"At the Death House Door"
What with the crashing economy, the North Koreans having a nutty and Iran
melting down - to name just a few of the crises spinning at the moment - the
status of the death penalty would seem to be near the bottom of President
Obama's list of priorities. Nonetheless, he'll have no choice but to take a
stand on the issue pretty soon, since the cases of six federal death row
inmates will probably see their stays of executions expire in the next few months.
Then Obama, who has the authority to pardon them or not, will have to
decide whether they live or die.
"The death penalty in the abstract is one thing," says Dianne
Rust-Tierney of the National Coalition Against the Death Penalty to "Politico."

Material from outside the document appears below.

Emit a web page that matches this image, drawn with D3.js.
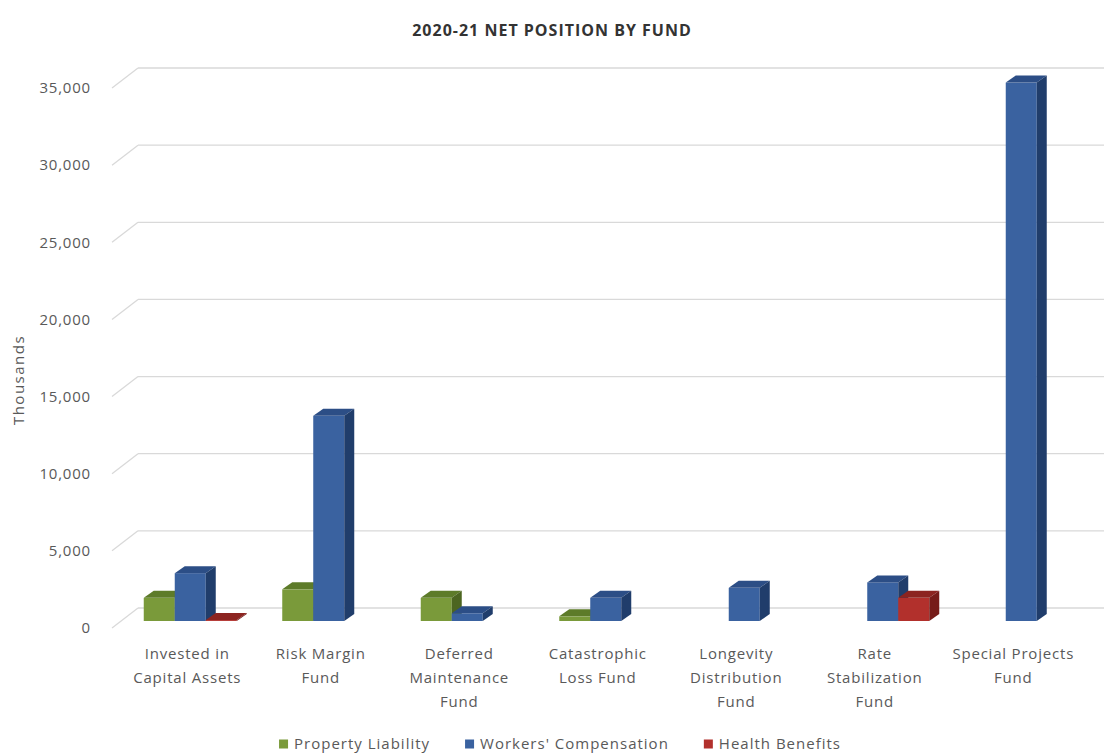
<!DOCTYPE html>
<html>
<head>
<meta charset="utf-8">
<script src="https://cdn.jsdelivr.net/npm/d3@7"></script>
<style>
  body { margin: 0; background: #fff; }
  svg { display: block; font-family: "Open Sans", sans-serif; }
</style>
</head>
<body>
<svg id="chart" width="1104" height="756"></svg>
<script>
// data (thousands)
var funds = [
  ["Invested in", "Capital Assets"],
  ["Risk Margin", "Fund"],
  ["Deferred", "Maintenance", "Fund"],
  ["Catastrophic", "Loss Fund"],
  ["Longevity", "Distribution", "Fund"],
  ["Rate", "Stabilization", "Fund"],
  ["Special Projects", "Fund"]
];
var seriesNames = ["Property Liability", "Workers' Compensation", "Health Benefits"];
var propertyLiability   = [1500, 2050, 1500, 300, null, null, null];
var workersComp         = [3100, 13300, 500, 1500, 2150, 2500, 34900];
var healthBenefits      = [60, null, null, null, null, 1500, null];
var yTicks = [0, 5000, 10000, 15000, 20000, 25000, 30000, 35000];

var seriesValues = [propertyLiability, workersComp, healthBenefits];
var colors = [
  { front: "#7a9a3a", top: "#5d7b29", side: "#4c6521" },
  { front: "#3a62a0", top: "#2c4e86", side: "#203d6b" },
  { front: "#b2302c", top: "#8c2420", side: "#761c19" }
];

var svg = d3.select("#chart");

// 3d offsets
var wall = { dx: 26, dy: -20 };   // front plane -> back wall
var barFront = { dx: 9, dy: -7 }; // front plane -> bar front face
var barDepth = { dx: 10, dy: -7 };

var y = d3.scaleLinear().domain([0, 35000]).range([628, 88]);
var x0 = d3.scaleBand().domain(d3.range(funds.length)).range([112, 1081.5]);
var x1 = d3.scaleBand().domain(d3.range(seriesNames.length))
  .range([22.75, x0.bandwidth() - 22.75]);

// title
svg.append("text")
  .attr("x", 552).attr("y", 36)
  .attr("text-anchor", "middle")
  .attr("font-size", 16).attr("font-weight", "bold")
  .attr("letter-spacing", 1)
  .attr("fill", "#333")
  .text("2020-21 NET POSITION BY FUND");

// back wall grid + left diagonal
var grid = svg.append("g");
grid.selectAll("line.back").data(yTicks).enter().append("line")
  .attr("x1", 112 + wall.dx).attr("x2", 1081.5 + wall.dx)
  .attr("y1", function (d) { return y(d) + wall.dy; })
  .attr("y2", function (d) { return y(d) + wall.dy; })
  .attr("stroke", "#d9d9d9").attr("stroke-width", 1.3);
grid.selectAll("line.diag").data(yTicks).enter().append("line")
  .attr("x1", 112).attr("x2", 112 + wall.dx)
  .attr("y1", function (d) { return y(d); })
  .attr("y2", function (d) { return y(d) + wall.dy; })
  .attr("stroke", "#d9d9d9").attr("stroke-width", 1.3);

// y labels
svg.append("g").selectAll("text").data(yTicks).enter().append("text")
  .attr("x", 91)
  .attr("y", function (d) { return y(d); })
  .attr("dy", "0.35em")
  .attr("text-anchor", "end")
  .attr("font-size", 15)
  .attr("letter-spacing", 0.8)
  .attr("fill", "#595959")
  .text(function (d) { return d3.format(",")(d); });

svg.append("text")
  .attr("transform", "translate(24,380) rotate(-90)")
  .attr("text-anchor", "middle")
  .attr("font-size", 15)
  .attr("letter-spacing", 1.5)
  .attr("fill", "#595959")
  .text("Thousands");

// bars
var barsG = svg.append("g");
funds.forEach(function (f, i) {
  seriesValues.forEach(function (vals, s) {
    var v = vals[i];
    if (v == null) return;
    var bx = x0(i) + x1(s) + barFront.dx;
    var w = x1.bandwidth();
    var yb = y(0) + barFront.dy;
    var yt = y(v) + barFront.dy;
    var c = colors[s];
    var dx = barDepth.dx, dy = barDepth.dy;
    var g = barsG.append("g");
    g.append("rect")
      .attr("x", bx).attr("y", yt).attr("width", w).attr("height", Math.max(0, yb - yt))
      .attr("fill", c.front);
    g.append("path")
      .attr("d", "M" + bx + "," + yt + "L" + (bx + dx) + "," + (yt + dy) +
        "L" + (bx + w + dx) + "," + (yt + dy) + "L" + (bx + w) + "," + yt + "Z")
      .attr("fill", c.top);
    g.append("path")
      .attr("d", "M" + (bx + w) + "," + yt + "L" + (bx + w + dx) + "," + (yt + dy) +
        "L" + (bx + w + dx) + "," + (yb + dy) + "L" + (bx + w) + "," + yb + "Z")
      .attr("fill", c.side);
  });
});

// category labels
var cat = svg.append("g");
funds.forEach(function (lines, i) {
  var cx = x0(i) + x0.bandwidth() / 2 + (i === 0 ? 6 : 1);
  var t = cat.append("text")
    .attr("x", cx)
    .attr("y", 659)
    .attr("text-anchor", "middle")
    .attr("font-size", 15)
    .attr("letter-spacing", 0.8)
    .attr("fill", "#595959");
  lines.forEach(function (ln, j) {
    t.append("tspan")
      .attr("x", cx)
      .attr("dy", j === 0 ? 0 : 24)
      .text(ln);
  });
});

// legend
var leg = svg.append("g");
var lx = 0;
seriesNames.forEach(function (name, s) {
  var it = leg.append("g").attr("transform", "translate(" + lx + ",0)");
  it.append("rect").attr("x", 0).attr("y", -4.5).attr("width", 9).attr("height", 9)
    .attr("fill", colors[s].front);
  var tx = it.append("text").attr("x", 15).attr("y", 0).attr("dy", "0.35em")
    .attr("font-size", 15).attr("letter-spacing", 1)
    .attr("fill", "#595959").text(name);
  lx += 15 + tx.node().getComputedTextLength() + 35;
});
var legW = lx - 35;
leg.attr("transform", "translate(" + (560 - legW / 2) + ",744)");
</script>
</body>
</html>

"The reality of the death penalty and all of its nasty details is a very
different thing."
Perhaps the president might want to prep himself for this
decision by watching Steve James and Peter Gilbert's ("Hoop Dreams") wrenching,
sublimely restrained and expertly crafted documentary, "At the Death House
Door," which
will be released by Facets Video tomorrow. It concerns, in part, the strange
career of Rev. Carroll Pickett, who served as the Death Row chaplain at the Huntsville, Texas prison, ushering condemned
prisoners through the last 12 hours of their lives.
Pickett's first experience at the prison traumatized him. In
1974, inmates took several civilian workers hostage. Among them were two of his
parishioners.
He watched them get gunned down in a bloody shootout.
In 1982, six years after the Supreme Court had reinstated
the death penalty, Huntsville
Prison was in the business of executing people. Pickett, then the prison
chaplain and a compelling force for good who had already changed the lives of
many prisoners through his ministry and his choir, was enlisted into the "Lethal
Injection Team" as the person who would accompany the condemned through his (or
her; one victim was a woman) last day, offering them comfort and consolation
and, as the warden put it, "seduce" their emotions so they wouldn't "fight"
when they had to walk that last 8 feet to be strapped to a gurney and put to
death.
Given the murders of his parishioners in 1974, Pickett
initially, if abstractly - had no problem with the death penalty. His leather-tough
Texas
dad used to say "hang them fast and hang them high." But he discovered, as
Rust-Tierney noted above, that the reality is different. He was so shaken by
the experience that he made a tape recording of his feelings and impressions
after each execution. Thirteen years and 95 executions later, including that of
one man, Carlos DeLuna, whom he was certain was innocent, Pickett was no longer
in favor of capital punishment. Anyone who watches this film will be hard-pressed
to support it, either.
Be assured that the film is no screed, but a subtle and
complex interweaving of themes and narratives - including the investigative crusade
of two "Chicago Tribune" reporters seeking to
posthumously establish DeLuna's
innocence ("that's what newspapers are for," says one, reminding us what the
big deal about print journalism was all about). At the heart of the film is the
unforgettable, calmly tragic and utterly compassionate Pickett and his
briefcase full of shattering recorded memories.